An Indiana Republican lawmaker best known for his lead role in the congressional investigations of Bill Clinton is reaching out for Jewish support in his campaign to head the House International Relations Committee, arguing that he has proved he is “tough enough” to stand up for what he believes is right, regardless of the opposition.
During an interview at the Forward’s Manhattan offices this week, Rep. Dan Burton described himself as “tougher than nails” and laid out a hawkish agenda that includes using force, if necessary, to prevent Iran from going nuclear.
He also argued that Israel’s prime minister has hurt the wider American war against Islamic fundamentalists.
At 68, Burton is the second most senior Republican on the international relations committee, next to its retiring chairman, Republican Rep. Henry Hyde of Illinois. A 24-year veteran in the House representing a suburban Indianapolis district, Burton is widely thought to be facing stiff competition from Rep. Ileana Ros-Lehtinen of Florida for the top GOP spot on the committee, and in recent days she has been mounting a public relations offensive.
Throughout an hour-long interview with Forward staffers, Burton continually circled back to his dislike of bullies — in the schoolyard or on the world stage — which he attributed to growing up with an abusive father.
“The bottom line is, if we show weakness and lack of determination in the Middle East, then Iran will take that as a sign we’re a paper tiger,” Burton said.
According to Burton, that was exactly the message that Tehran and its Lebanese proxy, Hezbollah, took away from the conflict with Israel this past summer. The Indiana Republican criticized Israeli Prime Minister Ehud Olmert for accepting a ceasefire before Hezbollah was defeated and for relying on a United Nations peacekeeping force to help prevent future attacks against Israel.
“I don’t think he did what should have been done,” Burton said, adding, “I think tragic mistakes were made when Hezbollah was able to walk away from that thing saying they fought Israel to a standstill.”
Though Burton described himself as a dedicated supporter of Israel and said that he liked Olmert, he argued that the prime minister’s handling of the war had hurt America’s efforts to pressure Iran to abandon its nuclear program.
In a similar vein, Burton described Ros-Lehtinen, chair of the subcommittee on the Middle East, as a “nice lady,” but added, “I don’t know how she’ll be in a hard spot.” When asked to respond, Ros-Lehtinen, a South Florida lawmaker who has strong ties to the pro-Israel lobby and is a loyal supporter of the Bush foreign policy, wrote in an e-mail to the Forward that “I don’t say anything negative about my worthy rivals for the chairmanship.”
Burton has displayed a willingness to butt heads with GOP congressional leaders and the White House.

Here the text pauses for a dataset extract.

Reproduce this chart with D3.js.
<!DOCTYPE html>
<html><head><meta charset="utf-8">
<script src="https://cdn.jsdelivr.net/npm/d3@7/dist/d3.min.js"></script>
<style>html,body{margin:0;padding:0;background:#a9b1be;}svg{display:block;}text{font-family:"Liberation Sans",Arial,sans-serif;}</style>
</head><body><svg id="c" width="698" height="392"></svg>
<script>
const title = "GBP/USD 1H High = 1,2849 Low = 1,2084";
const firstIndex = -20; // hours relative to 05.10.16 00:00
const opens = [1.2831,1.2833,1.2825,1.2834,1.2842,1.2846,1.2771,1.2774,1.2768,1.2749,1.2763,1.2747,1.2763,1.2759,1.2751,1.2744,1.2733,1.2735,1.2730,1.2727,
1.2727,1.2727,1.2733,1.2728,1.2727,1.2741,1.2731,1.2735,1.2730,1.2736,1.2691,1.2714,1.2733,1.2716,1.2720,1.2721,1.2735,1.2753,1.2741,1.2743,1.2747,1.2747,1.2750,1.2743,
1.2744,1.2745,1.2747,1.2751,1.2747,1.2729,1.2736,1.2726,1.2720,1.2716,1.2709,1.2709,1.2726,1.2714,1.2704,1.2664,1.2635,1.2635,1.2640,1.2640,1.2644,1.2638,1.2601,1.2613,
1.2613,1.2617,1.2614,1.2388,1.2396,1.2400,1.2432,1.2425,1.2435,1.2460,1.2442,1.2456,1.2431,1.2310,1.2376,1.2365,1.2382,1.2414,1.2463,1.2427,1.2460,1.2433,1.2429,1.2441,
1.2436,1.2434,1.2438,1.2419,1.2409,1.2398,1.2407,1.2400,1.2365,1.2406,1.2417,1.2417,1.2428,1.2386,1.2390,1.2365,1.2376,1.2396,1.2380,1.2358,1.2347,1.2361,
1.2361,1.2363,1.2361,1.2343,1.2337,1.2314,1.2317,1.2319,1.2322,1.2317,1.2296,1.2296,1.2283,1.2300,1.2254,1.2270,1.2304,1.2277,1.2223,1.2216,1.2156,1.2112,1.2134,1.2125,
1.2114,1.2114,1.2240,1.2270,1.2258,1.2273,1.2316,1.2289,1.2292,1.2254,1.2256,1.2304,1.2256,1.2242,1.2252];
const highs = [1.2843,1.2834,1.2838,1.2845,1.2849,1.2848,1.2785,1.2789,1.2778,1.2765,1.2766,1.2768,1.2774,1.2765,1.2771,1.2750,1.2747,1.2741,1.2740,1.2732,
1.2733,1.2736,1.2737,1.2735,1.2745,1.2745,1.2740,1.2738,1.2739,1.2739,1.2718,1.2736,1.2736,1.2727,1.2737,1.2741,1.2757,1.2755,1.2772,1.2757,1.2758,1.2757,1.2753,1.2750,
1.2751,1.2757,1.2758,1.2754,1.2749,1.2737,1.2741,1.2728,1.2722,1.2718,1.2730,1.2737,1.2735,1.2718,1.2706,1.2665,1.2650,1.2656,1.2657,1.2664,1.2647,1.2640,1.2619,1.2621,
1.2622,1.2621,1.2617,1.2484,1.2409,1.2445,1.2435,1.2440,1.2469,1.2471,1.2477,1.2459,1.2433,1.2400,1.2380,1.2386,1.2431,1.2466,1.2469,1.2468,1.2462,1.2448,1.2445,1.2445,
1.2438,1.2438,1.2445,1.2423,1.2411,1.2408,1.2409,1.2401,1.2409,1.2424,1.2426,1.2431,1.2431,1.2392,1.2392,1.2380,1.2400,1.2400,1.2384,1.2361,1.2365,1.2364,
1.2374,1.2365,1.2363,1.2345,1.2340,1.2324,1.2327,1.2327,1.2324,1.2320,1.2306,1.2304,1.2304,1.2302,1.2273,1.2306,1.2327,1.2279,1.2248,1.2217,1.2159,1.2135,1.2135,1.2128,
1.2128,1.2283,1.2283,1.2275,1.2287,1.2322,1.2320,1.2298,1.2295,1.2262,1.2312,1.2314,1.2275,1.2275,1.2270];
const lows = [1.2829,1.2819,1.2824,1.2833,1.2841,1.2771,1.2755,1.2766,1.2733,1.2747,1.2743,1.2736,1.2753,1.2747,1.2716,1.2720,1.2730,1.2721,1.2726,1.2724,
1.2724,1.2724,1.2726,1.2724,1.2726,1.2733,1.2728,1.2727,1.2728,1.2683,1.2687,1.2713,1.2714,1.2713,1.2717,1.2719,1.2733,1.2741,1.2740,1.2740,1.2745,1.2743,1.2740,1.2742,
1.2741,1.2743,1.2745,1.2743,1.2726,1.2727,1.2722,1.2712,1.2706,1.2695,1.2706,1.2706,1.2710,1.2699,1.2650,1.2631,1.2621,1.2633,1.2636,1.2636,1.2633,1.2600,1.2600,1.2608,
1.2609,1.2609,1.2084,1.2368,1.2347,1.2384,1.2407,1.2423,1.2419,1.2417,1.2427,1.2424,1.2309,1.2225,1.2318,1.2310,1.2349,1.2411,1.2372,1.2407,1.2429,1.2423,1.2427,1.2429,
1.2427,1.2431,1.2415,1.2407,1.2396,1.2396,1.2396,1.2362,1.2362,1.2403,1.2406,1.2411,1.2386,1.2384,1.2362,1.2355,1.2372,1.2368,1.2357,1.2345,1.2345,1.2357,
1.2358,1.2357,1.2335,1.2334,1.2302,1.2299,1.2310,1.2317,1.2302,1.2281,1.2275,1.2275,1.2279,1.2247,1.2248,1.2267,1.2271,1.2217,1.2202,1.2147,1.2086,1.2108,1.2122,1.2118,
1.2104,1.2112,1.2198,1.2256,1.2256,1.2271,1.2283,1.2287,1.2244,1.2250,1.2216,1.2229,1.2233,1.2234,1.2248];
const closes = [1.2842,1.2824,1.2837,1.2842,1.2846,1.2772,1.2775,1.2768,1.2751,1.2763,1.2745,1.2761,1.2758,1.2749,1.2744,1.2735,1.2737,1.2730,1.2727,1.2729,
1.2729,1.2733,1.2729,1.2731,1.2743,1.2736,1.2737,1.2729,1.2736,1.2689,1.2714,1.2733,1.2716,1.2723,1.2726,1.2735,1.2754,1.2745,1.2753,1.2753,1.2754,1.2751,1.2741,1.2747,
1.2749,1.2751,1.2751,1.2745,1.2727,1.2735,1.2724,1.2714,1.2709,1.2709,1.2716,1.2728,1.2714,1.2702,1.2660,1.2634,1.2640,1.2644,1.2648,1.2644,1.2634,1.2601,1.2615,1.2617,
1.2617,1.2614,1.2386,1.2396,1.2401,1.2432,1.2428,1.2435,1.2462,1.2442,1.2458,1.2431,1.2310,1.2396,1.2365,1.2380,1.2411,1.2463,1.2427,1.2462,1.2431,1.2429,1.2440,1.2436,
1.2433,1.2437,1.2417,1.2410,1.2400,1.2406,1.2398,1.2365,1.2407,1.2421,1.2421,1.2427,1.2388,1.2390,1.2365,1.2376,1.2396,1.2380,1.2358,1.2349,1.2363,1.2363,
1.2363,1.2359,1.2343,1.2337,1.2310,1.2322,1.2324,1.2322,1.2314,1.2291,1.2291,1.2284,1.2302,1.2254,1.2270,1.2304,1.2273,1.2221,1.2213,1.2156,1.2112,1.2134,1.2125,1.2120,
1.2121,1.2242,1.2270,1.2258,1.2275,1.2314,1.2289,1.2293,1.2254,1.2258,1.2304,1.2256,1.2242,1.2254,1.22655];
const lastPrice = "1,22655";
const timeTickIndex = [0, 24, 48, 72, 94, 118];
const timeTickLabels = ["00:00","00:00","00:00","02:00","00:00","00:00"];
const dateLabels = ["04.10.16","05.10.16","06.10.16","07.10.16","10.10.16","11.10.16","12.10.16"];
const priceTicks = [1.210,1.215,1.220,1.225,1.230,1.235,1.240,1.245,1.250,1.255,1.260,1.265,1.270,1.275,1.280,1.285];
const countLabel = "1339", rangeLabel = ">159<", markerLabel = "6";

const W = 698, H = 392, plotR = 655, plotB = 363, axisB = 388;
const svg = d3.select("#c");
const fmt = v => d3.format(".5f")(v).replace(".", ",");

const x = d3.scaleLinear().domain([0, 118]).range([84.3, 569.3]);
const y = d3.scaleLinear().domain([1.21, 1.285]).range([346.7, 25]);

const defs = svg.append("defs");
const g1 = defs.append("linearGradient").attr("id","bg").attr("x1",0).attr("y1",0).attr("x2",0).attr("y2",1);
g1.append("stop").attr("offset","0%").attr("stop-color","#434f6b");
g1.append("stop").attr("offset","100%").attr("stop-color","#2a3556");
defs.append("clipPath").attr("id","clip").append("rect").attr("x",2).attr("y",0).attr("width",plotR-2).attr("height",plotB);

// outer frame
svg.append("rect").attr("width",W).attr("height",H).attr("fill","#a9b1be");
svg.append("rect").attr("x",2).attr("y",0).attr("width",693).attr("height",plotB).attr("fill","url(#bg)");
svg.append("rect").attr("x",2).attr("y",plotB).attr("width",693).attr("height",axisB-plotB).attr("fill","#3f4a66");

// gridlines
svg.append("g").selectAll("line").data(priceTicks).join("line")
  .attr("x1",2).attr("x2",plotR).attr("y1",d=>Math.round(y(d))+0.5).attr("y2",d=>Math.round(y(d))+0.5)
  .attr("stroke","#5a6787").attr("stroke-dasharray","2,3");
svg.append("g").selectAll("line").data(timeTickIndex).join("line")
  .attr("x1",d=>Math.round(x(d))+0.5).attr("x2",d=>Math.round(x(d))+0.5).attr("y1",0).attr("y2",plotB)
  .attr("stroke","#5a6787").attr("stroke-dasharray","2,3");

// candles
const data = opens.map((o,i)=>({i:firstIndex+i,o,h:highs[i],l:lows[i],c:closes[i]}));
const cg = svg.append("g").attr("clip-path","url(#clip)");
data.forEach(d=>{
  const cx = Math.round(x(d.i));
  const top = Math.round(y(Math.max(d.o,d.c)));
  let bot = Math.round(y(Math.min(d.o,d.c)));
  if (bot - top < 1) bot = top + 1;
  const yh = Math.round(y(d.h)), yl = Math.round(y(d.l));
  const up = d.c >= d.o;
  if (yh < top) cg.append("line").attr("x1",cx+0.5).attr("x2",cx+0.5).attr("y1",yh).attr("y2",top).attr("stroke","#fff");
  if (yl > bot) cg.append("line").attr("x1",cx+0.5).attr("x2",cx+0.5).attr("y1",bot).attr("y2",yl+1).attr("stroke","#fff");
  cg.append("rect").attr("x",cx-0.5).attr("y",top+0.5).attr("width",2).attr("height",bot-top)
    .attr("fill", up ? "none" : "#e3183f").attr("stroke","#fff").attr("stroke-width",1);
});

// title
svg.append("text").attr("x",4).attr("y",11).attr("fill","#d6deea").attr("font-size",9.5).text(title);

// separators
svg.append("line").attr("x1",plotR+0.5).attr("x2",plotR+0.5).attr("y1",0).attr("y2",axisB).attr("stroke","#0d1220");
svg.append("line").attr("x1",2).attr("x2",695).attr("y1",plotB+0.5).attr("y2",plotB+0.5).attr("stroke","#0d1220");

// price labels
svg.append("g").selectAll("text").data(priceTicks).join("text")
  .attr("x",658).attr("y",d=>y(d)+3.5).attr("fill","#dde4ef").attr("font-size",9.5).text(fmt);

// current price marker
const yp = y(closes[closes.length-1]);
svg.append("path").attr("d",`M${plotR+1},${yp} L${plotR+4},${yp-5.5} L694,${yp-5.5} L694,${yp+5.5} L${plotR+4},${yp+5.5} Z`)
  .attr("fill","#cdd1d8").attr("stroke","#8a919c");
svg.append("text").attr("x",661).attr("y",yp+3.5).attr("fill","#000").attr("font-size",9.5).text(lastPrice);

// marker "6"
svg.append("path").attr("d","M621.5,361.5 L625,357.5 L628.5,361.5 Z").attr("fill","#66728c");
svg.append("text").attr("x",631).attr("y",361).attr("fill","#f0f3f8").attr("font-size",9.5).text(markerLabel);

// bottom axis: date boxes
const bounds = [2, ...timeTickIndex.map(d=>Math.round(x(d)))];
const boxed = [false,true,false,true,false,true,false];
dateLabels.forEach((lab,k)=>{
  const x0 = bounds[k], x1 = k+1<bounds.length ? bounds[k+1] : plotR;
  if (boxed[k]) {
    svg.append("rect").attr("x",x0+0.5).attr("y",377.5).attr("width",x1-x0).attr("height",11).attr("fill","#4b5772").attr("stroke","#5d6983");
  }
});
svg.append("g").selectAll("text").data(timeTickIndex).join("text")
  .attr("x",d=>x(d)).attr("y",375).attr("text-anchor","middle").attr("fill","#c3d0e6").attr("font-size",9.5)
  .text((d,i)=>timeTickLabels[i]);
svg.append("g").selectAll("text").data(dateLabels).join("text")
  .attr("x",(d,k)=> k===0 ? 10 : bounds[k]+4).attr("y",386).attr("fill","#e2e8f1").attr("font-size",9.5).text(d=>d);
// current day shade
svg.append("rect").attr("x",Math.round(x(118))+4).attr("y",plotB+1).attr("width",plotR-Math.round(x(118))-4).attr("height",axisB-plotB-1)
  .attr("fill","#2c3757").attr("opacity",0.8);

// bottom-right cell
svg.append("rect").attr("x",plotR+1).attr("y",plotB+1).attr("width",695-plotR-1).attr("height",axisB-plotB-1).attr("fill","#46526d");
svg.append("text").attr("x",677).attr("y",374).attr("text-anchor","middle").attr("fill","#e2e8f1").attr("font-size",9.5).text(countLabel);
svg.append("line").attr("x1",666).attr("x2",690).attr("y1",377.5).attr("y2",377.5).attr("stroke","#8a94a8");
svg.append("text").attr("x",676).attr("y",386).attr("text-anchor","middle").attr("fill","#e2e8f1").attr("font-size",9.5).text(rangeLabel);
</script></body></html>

In his interview with the Forward, the congressman said that as the ranking Republican in a time of war, he would not openly criticize the president or the House leadership over foreign policy. But the congressman added that “behind the scenes” he would strongly voice any concerns about American policy.
Burton said that if the Democrats take control of the House and if Rep. Nancy Pelosi, a San Francisco-area Democrat, becomes the speaker, then the White House would not be able to count on support for an aggressive foreign policy. The Democrats, he said, “have a different view of foreign policy: They believe you can sit down and talk to these people and work things out.”
Burton said that Democrats were generally just as supportive of Israel as Republicans are, but he warned that their calls for a change of course in Iraq and a wider foreign policy agenda would end up hurting the Jewish state.
“This is an insidious war,” he said. America’s terrorist enemies “are like cockroaches. They come out of the woodwork.” Asked if he wanted to reconsider the comment, Burton replied, “No… I think they’re worse than cockroaches.”